A series of matrices for printing on fabric, c. 1905. Venetia Studium collection, Museo Fortuny, Venice.

In 1910 Fortuny patented a new system for printing on large pieces of fabric, based on a mechanical rotary process. By attaching the matrices to a chassis or using them in continuous bands, production times could be reduced significantly, while retaining the craftsmanship and the use of natural products for the dyes. The fashion designer also patented an innovative system for pleating the finest silks, which he used to create the famous Delphos gown. In 1919 he opened a factory on the island of La Giudecca for the semi-industrial production of printed cotton for use in furnishings, while his wife Henriette continued to focus on producing clothes in the workshop in Palazzo Pesaro degli Orfei.

International success

Fortuny’s garments, theatre costumes and furnishing cotton were unveiled at an exhibition at the Musée des Arts Décoratifs in Paris in 1911, and received immediate public and critical acclaim. Boutiques were opened in Paris, London and New York, and activity at the workshop went into overdrive. Aristocrats, intellectuals and famous actresses came from the most luxurious Venetian hotels to visit the artist’s atelier, and the Fortuny name soon became synonymous with exclusivity, sophistication and elegance.

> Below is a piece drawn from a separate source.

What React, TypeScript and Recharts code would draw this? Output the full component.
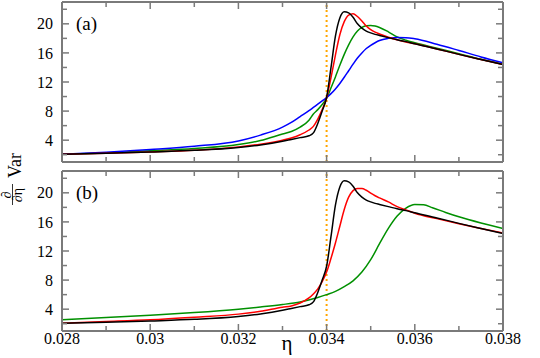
import { LineChart, Line, XAxis, YAxis, ReferenceLine } from "recharts";

const ETA = [
  0.028, 0.029, 0.03, 0.031, 0.032, 0.0325, 0.033, 0.0332, 0.0334, 0.0336, 0.0337,
  0.0338, 0.0339, 0.034, 0.0341, 0.0342, 0.0343, 0.0344, 0.0345, 0.0346, 0.0347,
  0.0348, 0.0349, 0.035, 0.0351, 0.0352, 0.0354, 0.0356, 0.0358, 0.036, 0.0365,
  0.037, 0.0375, 0.038,
];

const BLACK = [
  2.05, 2.2, 2.38, 2.6, 3.0, 3.35, 3.85, 4.1, 4.35, 4.6, 5.0, 6.3, 8.0, 9.9, 14.0,
  18.3, 20.8, 21.65, 21.5, 20.9, 20.0, 19.4, 19.0, 18.75, 18.55, 18.4, 18.1, 17.8,
  17.55, 17.25, 16.55, 15.8, 15.1, 14.42,
];
const RED_A = [
  2.05, 2.2, 2.39, 2.62, 3.07, 3.45, 4.0, 4.3, 4.75, 5.4, 5.9, 6.9, 8.2, 9.8, 12.6,
  15.7, 18.5, 20.3, 21.2, 21.4, 21.0, 20.4, 19.7, 19.2, 18.85, 18.6, 18.15, 17.8,
  17.5, 17.25, 16.55, 15.8, 15.1, 14.42,
];
const GREEN_A = [
  2.05, 2.25, 2.53, 2.85, 3.4, 3.95, 4.85, 5.2, 5.8, 6.75, 7.6, 8.2, 8.9, 9.75, 11.2,
  12.7, 14.3, 15.8, 17.1, 18.2, 19.0, 19.5, 19.75, 19.78, 19.7, 19.5, 18.9, 18.2,
  17.75, 17.4, 16.65, 15.9, 15.12, 14.45,
];
const BLUE_A = [
  2.05, 2.35, 2.72, 3.17, 3.9, 4.7, 5.8, 6.45, 7.25, 8.05, 8.5, 8.95, 9.4, 9.85,
  10.4, 11.05, 11.8, 12.65, 13.55, 14.45, 15.3, 16.0, 16.6, 17.05, 17.4, 17.7, 18.0,
  18.12, 18.1, 17.95, 17.2, 16.34, 15.45, 14.65,
];
const RED_B = [
  2.08, 2.3, 2.54, 2.9, 3.32, 3.7, 4.28, 4.45, 4.85, 5.55, 6.1, 6.8, 7.8, 9.1, 11.0,
  13.1, 15.4, 17.7, 19.4, 20.3, 20.6, 20.6, 20.35, 19.95, 19.6, 19.3, 18.75, 18.1,
  17.65, 17.2, 16.45, 15.75, 15.1, 14.48,
];

const ETA_GB = [
  0.028, 0.029, 0.03, 0.031, 0.032, 0.0325, 0.033, 0.0334, 0.0338, 0.034, 0.0342,
  0.0344, 0.0346, 0.0348, 0.035, 0.0352, 0.0354, 0.0356, 0.0358, 0.036, 0.0362,
  0.0364, 0.0367, 0.037, 0.0375, 0.038,
];
const GREEN_B = [
  2.54, 2.85, 3.18, 3.54, 4.0, 4.3, 4.64, 5.0, 5.6, 6.0, 6.45, 7.1, 7.9, 9.1, 10.8,
  13.0, 15.1, 16.8, 17.9, 18.4, 18.35, 17.95, 17.3, 16.7, 15.85, 15.1,
];

const X_TICKS = [0.028, 0.03, 0.032, 0.034, 0.036, 0.038];
const X_MINOR = [0.029, 0.031, 0.033, 0.035, 0.037];
const Y_TICKS = [4, 8, 12, 16, 20];
const Y_MINOR = [2, 6, 10, 14, 18, 22];
const ETA_C = 0.034;

const FRAME = "#7a7a7a";
const FONT = '"Liberation Serif", "DejaVu Serif", "Times New Roman", serif';

const pts = (xs: number[], ys: number[]) => xs.map((x, i) => ({ x, y: ys[i] }));

const panelA = [
  { data: pts(ETA, GREEN_A), color: "#009000" },
  { data: pts(ETA, BLUE_A), color: "#0000ff" },
  { data: pts(ETA, RED_A), color: "#ff0000" },
  { data: pts(ETA, BLACK), color: "#000000" },
];
const panelB = [
  { data: pts(ETA_GB, GREEN_B), color: "#009000" },
  { data: pts(ETA, RED_B), color: "#ff0000" },
  { data: pts(ETA, BLACK), color: "#000000" },
];

const fmtX = (v: number) => String(Number(v.toFixed(3)));
// tick marks only, no labels
const noLabel = () => <g />;

function Panel({ series, xLabels }: { series: { data: { x: number; y: number }[]; color: string }[]; xLabels: boolean }) {
  const xCommon = {
    type: "number" as const,
    dataKey: "x",
    domain: [0.028, 0.038],
    allowDataOverflow: true,
    interval: 0 as const,
  };
  const yCommon = {
    type: "number" as const,
    domain: [1, 23],
    allowDataOverflow: true,
    interval: 0 as const,
  };
  const frameLine = { stroke: FRAME, strokeWidth: 2 };
  const tickLine = { stroke: FRAME, strokeWidth: 1.5 };
  const labelStyle = { fill: "#000", fontSize: 16, style: { fontFamily: FONT } };
  return (
    <LineChart
      width={540}
      height={xLabels ? 189 : 164}
      margin={{ top: 2, right: 37, bottom: xLabels ? 0 : 2, left: 0 }}
    >
      <XAxis {...xCommon} xAxisId="b" ticks={X_TICKS} orientation="bottom" mirror height={1} tick={noLabel} tickSize={7} stroke={FRAME} axisLine={frameLine} tickLine={tickLine} />
      <XAxis {...xCommon} xAxisId="bm" ticks={X_MINOR} orientation="bottom" mirror height={1} tick={noLabel} tickSize={4} stroke={FRAME} axisLine={false} tickLine={tickLine} />
      <XAxis {...xCommon} xAxisId="t" ticks={X_TICKS} orientation="top" mirror height={1} tick={noLabel} tickSize={7} stroke={FRAME} axisLine={frameLine} tickLine={tickLine} />
      <XAxis {...xCommon} xAxisId="tm" ticks={X_MINOR} orientation="top" mirror height={1} tick={noLabel} tickSize={4} stroke={FRAME} axisLine={false} tickLine={tickLine} />
      {xLabels && (
        <XAxis
          {...xCommon}
          xAxisId="lab"
          ticks={X_TICKS}
          orientation="bottom"
          height={27}
          tickLine={false}
          axisLine={false}
          tickSize={0}
          tickMargin={2}
          tickFormatter={fmtX}
          tick={labelStyle}
        />
      )}
      <YAxis
        {...yCommon}
        yAxisId="l"
        ticks={Y_TICKS}
        orientation="left"
        width={62}
        tickLine={false}
        axisLine={false}
        tickSize={0}
        tickMargin={9}
        tick={labelStyle}
      />
      <YAxis {...yCommon} yAxisId="lt" ticks={Y_TICKS} orientation="left" mirror width={1} tick={noLabel} tickSize={7} stroke={FRAME} axisLine={frameLine} tickLine={tickLine} />
      <YAxis {...yCommon} yAxisId="ltm" ticks={Y_MINOR} orientation="left" mirror width={1} tick={noLabel} tickSize={4} stroke={FRAME} axisLine={false} tickLine={tickLine} />
      <YAxis {...yCommon} yAxisId="r" ticks={Y_TICKS} orientation="right" mirror width={1} tick={noLabel} tickSize={7} stroke={FRAME} axisLine={frameLine} tickLine={tickLine} />
      <YAxis {...yCommon} yAxisId="rm" ticks={Y_MINOR} orientation="right" mirror width={1} tick={noLabel} tickSize={4} stroke={FRAME} axisLine={false} tickLine={tickLine} />
      <ReferenceLine xAxisId="b" yAxisId="l" x={ETA_C} stroke="#ffa500" strokeWidth={2} strokeDasharray="2 3" />
      {series.map((s, i) => (
        <Line
          key={i}
          xAxisId="b"
          yAxisId="l"
          data={s.data}
          dataKey="y"
          type="monotone"
          stroke={s.color}
          strokeWidth={1.5}
          dot={false}
          activeDot={false}
          isAnimationActive={false}
        />
      ))}
    </LineChart>
  );
}

export default function App() {
  const txt = { fontFamily: FONT };
  return (
    <div style={{ position: "absolute", left: 0, top: 0, width: 540, height: 358, background: "#fff", fontFamily: FONT }}>
      <div style={{ position: "absolute", left: 0, top: 0 }}>
        <Panel series={panelA} xLabels={false} />
      </div>
      <div style={{ position: "absolute", left: 0, top: 169 }}>
        <Panel series={panelB} xLabels />
      </div>
      <svg width={540} height={358} style={{ position: "absolute", left: 0, top: 0, pointerEvents: "none" }}>
        <text x={76} y={30} fontSize={19} style={txt} fill="#000">(a)</text>
        <text x={76} y={199} fontSize={19} style={txt} fill="#000">(b)</text>
        <text x={287} y={350} fontSize={21} style={txt} fill="#000" textAnchor="middle">η</text>
        <g transform="translate(22, 206) rotate(-90)" style={txt} fill="#000">
          <text x={11} y={-11.5} fontSize={14} textAnchor="middle">∂</text>
          <line x1={1} x2={22} y1={-9.5} y2={-9.5} stroke="#000" strokeWidth={0.8} />
          <text x={11} y={0} fontSize={14} textAnchor="middle">∂η</text>
          <text x={28} y={-1} fontSize={18}>Var</text>
        </g>
      </svg>
    </div>
  );
}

Velvet printed with the Fortuny atelier logo.

In particular, the Delphos gown, a pleated silk taffeta tunic inspired by the ancient Greek chiton, and the Knossos scarf, a large white silk satin cloth decorated with printed patterns inspired by Hellenistic and Mionian themes, won the hearts of the European intellectual elite and nobility. As a costume designer, Fortuny worked for the actresses Sarah Bernhardt and Eleonora Duse and the ballerina Isadora Duncan, who also loved to wear his creations at social gatherings.

The Delphos and Poplos gowns. Melody Cohen collection, Janet Cramer Family collection.

Inside Palazzo Fortuny, the artist’s house museum, visitors can admire some of the works produced and collected by the father and son, the vast family library and various fabrics and garments created by the designer over the course of his illustrious career.